The Harvest (Soho Theatre)

Michael Boyd’s production transfers to London

Overhead, the apples are ripening, almost ready for harvest. So too are the four teenage fruitpickers below: two boys and two girls, flirting among the fruit trees. They race up ladders and stretch to reach low-hanging fruit, making eyes at each other every chance that they get. When they pass apples between one another, they do so with the slow significance of lovers swapping keepsakes.

Pavel Pryazhko’s comic short (in Sasha Dugdale’s translation) isn’t so much a coming-of-age story as a snapshot. It starts realistic, with the petty sexual politics of teenagers trying to prove themselves, and soon blossoms into metaphor.

Stern, self-appointed Valerii (Dyfan Dwyfor) is the ultimate mansplainer. Careful, he says: apples bruise easy and just one bad apple can rot through a crate. Doltish Egor (Dafydd Llyr Thomas) looks guilty. He may have been a touch rough. Cue a mad search for bruises and fruit flying everywhere.

The four are careful at first, keen to preserve the crop, but the frustrations of work soon break them down. Workers bruise too, and rot sets in fast.
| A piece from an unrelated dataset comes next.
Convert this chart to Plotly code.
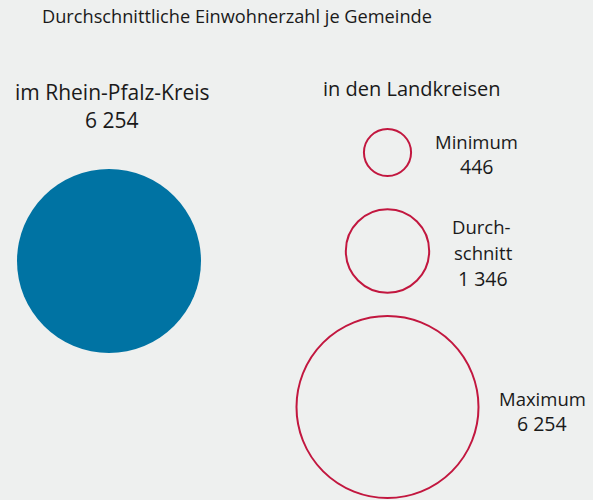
import plotly.graph_objects as go
import math

# ---- data ----
title = "Durchschnittliche Einwohnerzahl je Gemeinde"
group_labels = ["im Rhein-Pfalz-Kreis", "in den Landkreisen"]
kreis_value = 6254
kreis_value_label = "6 254"
land_categories = ["Minimum", "Durchschnitt", "Maximum"]
land_values = [446, 1346, 6254]
land_label_lines = [["Minimum", "446"], ["Durch-", "schnitt", "1 346"], ["Maximum", "6 254"]]

# ---- style / layout ----
BG = "#eef0ef"
BLUE = "#0073a3"
RED = "#c2173f"
TXT = "#1a1a1a"
FONT = "Open Sans"
R_MAX = 92.0
v_max = max(land_values + [kreis_value])

def radius(v):
    return R_MAX * math.sqrt(v / v_max)

W, H = 598, 500
PW = 593

fig = go.Figure()

# filled circle for Rhein-Pfalz-Kreis
fig.add_trace(go.Scatter(
    x=[109], y=[261], mode="markers",
    marker=dict(size=[2 * radius(kreis_value)], color=BLUE, opacity=1, line=dict(width=0)),
    hoverinfo="skip", showlegend=False))

# outlined circles for Landkreise
land_cx = [387.5, 387.5, 387.5]
land_cy = [152.5, 251, 407]
fig.add_trace(go.Scatter(
    x=land_cx, y=land_cy, mode="markers",
    marker=dict(size=[2 * radius(v) - 2 for v in land_values], color="rgba(0,0,0,0)",
                opacity=1, line=dict(width=2, color=RED)),
    hoverinfo="skip", showlegend=False))

ann = []
def txt(x, y, s, size, xanchor="center"):
    ann.append(dict(x=x, y=y, xref="x", yref="y", text=s, showarrow=False,
                    xanchor=xanchor, yanchor="middle",
                    font=dict(family=FONT, size=size, color=TXT)))

txt(40, 16, title, 18.2, xanchor="left")
txt(112.5, 92, group_labels[0], 21)
txt(111.5, 120, kreis_value_label, 21)
txt(411.5, 88.5, group_labels[1], 20)

label_pos = [
    [(476, 141.5), (476, 166)],
    [(481.5, 226.5), (483.5, 252), (482.5, 278)],
    [(542.5, 398), (542, 423)],
]
for lines, poss in zip(land_label_lines, label_pos):
    for s, (x, y) in zip(lines, poss):
        size = 19.5 if s[0].isdigit() else 18.5
        txt(x, y, s, size)

fig.update_layout(
    width=W, height=H,
    margin=dict(l=0, r=W - PW, t=0, b=0),
    paper_bgcolor="white", plot_bgcolor=BG,
    xaxis=dict(range=[0, PW], visible=False, fixedrange=True),
    yaxis=dict(range=[H, 0], visible=False, fixedrange=True),
    annotations=ann,
    showlegend=False,
)

fig.write_html("out.html", config={"displayModeBar": False},
               post_script="document.body.style.margin='0';document.body.style.overflow='hidden';")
A crate breaks. Its bottom falls out and the boys transform into natural born handymen. Out come the tools and a tussle for male supremacy begins, as they attempt – cluelessly – to hammer a nail through a board. (You’d think it was a MENSA entry test, the hash they make of it). The girls, Lindsey Campbell’s wide-eyed Lyuba and Beth Park’s knowing Ira, look on and laugh.

It’s a neat routine of one-upmanship and incompetence, laced with fnar-fnar innuendo about tools, hard wood and nailing things. Pryazhko skewers the bloated over-confidence of young men and ties sexual attraction to workplace prowess. Ripening into maturity means bearing fruit – literally and metaphorically.

At the same time, though, The Harvest diagnoses a work-shy generation. The boys walk around with matching bloody thumbs; the girls incur hayfever and bloody noses. The crates, meanwhile, disintegrate; rotten tools provided by a rotten boss. Little wonder they start looking for shortcuts until, eventually, they’re shaking trees violently in a bid to save time.

First, the workers buckle, then the whole orchard; after the economy, the environment. It’s all a bit over-ripe.

Still, former RSC boss Michael Boyd’s production, in town after its Bath Ustinov run, is made by four winning performances. On Madeleine Girling’s deconstructed orchard, where apples hang on strings like a childish party game, the young actors make a careful calibrated quartet, as egos collide and attractions overlap.

The Harvest runs at Soho Theatre until 13 June.